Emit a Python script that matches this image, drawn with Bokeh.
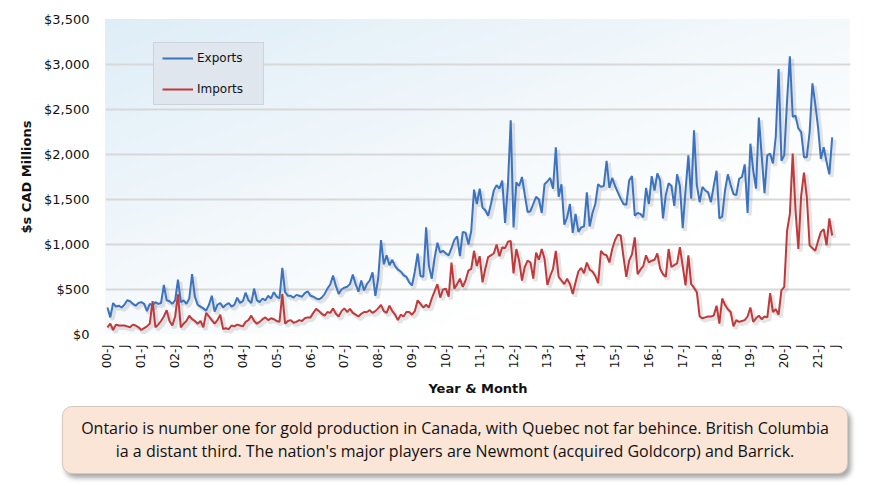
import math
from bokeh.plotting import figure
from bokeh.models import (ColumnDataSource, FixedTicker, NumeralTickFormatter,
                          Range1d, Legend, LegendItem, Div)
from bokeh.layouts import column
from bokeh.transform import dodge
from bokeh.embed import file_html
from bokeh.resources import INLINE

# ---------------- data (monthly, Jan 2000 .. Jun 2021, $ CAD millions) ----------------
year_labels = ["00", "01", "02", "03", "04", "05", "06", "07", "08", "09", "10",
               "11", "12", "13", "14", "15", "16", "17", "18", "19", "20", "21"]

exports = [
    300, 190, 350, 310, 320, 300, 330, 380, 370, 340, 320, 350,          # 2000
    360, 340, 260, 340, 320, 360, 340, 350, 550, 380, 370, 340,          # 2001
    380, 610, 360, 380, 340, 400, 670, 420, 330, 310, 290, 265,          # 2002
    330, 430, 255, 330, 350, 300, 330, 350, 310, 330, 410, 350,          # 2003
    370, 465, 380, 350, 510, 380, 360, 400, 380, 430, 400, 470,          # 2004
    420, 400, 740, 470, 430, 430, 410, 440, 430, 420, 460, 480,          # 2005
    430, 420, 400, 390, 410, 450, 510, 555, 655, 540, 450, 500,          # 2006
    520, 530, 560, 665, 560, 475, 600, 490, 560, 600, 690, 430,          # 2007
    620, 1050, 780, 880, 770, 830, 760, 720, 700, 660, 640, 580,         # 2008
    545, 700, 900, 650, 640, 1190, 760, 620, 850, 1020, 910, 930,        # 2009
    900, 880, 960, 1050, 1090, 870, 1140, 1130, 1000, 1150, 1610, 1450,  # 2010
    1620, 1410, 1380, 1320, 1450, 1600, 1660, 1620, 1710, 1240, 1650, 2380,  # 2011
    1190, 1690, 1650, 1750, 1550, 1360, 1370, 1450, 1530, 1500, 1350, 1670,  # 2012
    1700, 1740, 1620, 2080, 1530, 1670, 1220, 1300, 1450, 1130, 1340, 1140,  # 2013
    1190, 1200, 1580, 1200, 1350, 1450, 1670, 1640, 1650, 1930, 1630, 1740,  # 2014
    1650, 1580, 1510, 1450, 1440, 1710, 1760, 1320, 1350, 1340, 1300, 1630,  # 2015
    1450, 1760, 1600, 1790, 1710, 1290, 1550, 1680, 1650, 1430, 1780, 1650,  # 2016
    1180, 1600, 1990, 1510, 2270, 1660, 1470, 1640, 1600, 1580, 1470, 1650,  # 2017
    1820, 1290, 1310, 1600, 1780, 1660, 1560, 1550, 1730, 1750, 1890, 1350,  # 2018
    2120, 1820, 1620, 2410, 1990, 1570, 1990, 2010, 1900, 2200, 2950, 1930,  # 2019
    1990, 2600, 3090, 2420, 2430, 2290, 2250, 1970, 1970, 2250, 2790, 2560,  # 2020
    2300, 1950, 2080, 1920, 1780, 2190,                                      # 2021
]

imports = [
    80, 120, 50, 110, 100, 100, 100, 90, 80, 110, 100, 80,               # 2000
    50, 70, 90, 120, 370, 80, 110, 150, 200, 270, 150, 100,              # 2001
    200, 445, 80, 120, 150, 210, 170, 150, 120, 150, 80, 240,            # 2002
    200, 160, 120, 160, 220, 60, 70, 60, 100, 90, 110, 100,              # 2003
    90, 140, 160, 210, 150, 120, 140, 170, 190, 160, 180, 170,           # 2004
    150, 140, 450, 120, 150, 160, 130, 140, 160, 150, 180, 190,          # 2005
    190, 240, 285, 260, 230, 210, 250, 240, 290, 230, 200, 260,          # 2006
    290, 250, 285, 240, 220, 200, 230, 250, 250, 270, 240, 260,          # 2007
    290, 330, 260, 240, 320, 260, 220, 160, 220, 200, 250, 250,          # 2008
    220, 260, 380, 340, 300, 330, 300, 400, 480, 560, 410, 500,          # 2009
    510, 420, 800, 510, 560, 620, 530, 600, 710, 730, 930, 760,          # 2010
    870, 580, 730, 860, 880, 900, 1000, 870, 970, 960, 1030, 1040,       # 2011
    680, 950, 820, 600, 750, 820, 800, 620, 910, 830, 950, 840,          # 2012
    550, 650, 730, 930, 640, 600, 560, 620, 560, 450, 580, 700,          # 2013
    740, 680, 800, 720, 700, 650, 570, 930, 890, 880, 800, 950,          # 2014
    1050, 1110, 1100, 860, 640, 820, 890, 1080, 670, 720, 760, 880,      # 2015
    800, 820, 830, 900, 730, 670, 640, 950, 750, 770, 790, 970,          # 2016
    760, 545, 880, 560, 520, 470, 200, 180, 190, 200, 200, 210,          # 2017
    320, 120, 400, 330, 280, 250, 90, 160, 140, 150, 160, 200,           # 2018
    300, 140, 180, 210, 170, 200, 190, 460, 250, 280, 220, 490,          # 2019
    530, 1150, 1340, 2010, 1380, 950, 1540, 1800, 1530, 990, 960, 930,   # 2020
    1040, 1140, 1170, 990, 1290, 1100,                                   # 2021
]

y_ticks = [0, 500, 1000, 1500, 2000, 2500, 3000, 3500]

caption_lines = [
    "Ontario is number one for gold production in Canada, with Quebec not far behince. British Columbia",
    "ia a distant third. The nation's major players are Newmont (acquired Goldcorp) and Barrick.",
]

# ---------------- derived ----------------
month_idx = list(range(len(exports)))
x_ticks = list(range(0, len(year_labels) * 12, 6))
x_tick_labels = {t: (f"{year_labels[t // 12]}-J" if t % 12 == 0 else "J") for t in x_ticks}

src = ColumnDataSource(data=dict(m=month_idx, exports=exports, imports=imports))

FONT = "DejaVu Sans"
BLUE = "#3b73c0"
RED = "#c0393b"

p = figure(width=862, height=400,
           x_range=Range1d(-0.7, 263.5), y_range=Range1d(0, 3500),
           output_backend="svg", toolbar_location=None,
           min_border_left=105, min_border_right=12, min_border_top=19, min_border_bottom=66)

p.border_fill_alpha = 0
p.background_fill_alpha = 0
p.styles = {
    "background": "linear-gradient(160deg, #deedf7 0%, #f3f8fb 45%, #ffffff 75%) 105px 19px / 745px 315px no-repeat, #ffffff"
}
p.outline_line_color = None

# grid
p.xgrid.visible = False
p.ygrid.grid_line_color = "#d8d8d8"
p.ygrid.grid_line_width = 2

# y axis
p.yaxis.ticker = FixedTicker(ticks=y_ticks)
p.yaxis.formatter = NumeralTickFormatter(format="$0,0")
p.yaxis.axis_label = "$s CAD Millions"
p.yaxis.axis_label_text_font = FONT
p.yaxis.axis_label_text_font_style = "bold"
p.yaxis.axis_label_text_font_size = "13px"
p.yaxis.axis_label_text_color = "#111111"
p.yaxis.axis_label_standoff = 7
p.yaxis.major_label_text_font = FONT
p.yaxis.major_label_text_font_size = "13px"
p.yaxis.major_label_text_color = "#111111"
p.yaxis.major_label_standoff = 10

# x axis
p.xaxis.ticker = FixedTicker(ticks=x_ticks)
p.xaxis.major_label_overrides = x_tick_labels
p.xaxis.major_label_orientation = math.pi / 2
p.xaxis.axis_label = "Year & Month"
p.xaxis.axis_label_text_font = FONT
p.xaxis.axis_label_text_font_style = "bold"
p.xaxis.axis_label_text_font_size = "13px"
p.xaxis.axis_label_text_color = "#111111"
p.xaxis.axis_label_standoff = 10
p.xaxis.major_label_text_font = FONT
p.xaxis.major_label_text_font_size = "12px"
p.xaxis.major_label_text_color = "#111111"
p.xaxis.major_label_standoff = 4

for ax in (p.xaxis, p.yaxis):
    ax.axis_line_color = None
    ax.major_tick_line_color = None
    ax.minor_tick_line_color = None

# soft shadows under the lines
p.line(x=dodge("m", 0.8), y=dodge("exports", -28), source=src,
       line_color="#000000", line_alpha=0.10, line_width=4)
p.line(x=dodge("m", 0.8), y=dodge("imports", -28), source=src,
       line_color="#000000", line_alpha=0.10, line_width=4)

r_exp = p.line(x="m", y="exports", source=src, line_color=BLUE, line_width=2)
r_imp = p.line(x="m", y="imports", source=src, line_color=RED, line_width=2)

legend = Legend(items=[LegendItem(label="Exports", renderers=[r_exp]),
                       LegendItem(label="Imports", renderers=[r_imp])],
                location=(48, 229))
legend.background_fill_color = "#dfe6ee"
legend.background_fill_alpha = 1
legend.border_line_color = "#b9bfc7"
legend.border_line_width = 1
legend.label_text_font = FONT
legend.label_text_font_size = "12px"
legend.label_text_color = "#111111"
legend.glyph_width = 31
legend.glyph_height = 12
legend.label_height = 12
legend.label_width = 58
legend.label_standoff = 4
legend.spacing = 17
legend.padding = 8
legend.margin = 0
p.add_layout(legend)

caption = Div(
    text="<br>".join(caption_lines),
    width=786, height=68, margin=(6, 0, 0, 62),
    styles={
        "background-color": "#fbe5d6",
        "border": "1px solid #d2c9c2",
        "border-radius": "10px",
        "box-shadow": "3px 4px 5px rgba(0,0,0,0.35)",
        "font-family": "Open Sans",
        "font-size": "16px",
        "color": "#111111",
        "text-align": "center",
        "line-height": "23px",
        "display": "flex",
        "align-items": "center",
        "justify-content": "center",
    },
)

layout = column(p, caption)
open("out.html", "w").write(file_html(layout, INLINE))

________________________________________

> _What is asked_:
Identify each line holding the string "with", and copy it out.

> _Worked answer_:
Emit a Python script that matches this image, drawn with Bokeh.
    "Ontario is number one for gold production in Canada, with Quebec not far behince. British Columbia",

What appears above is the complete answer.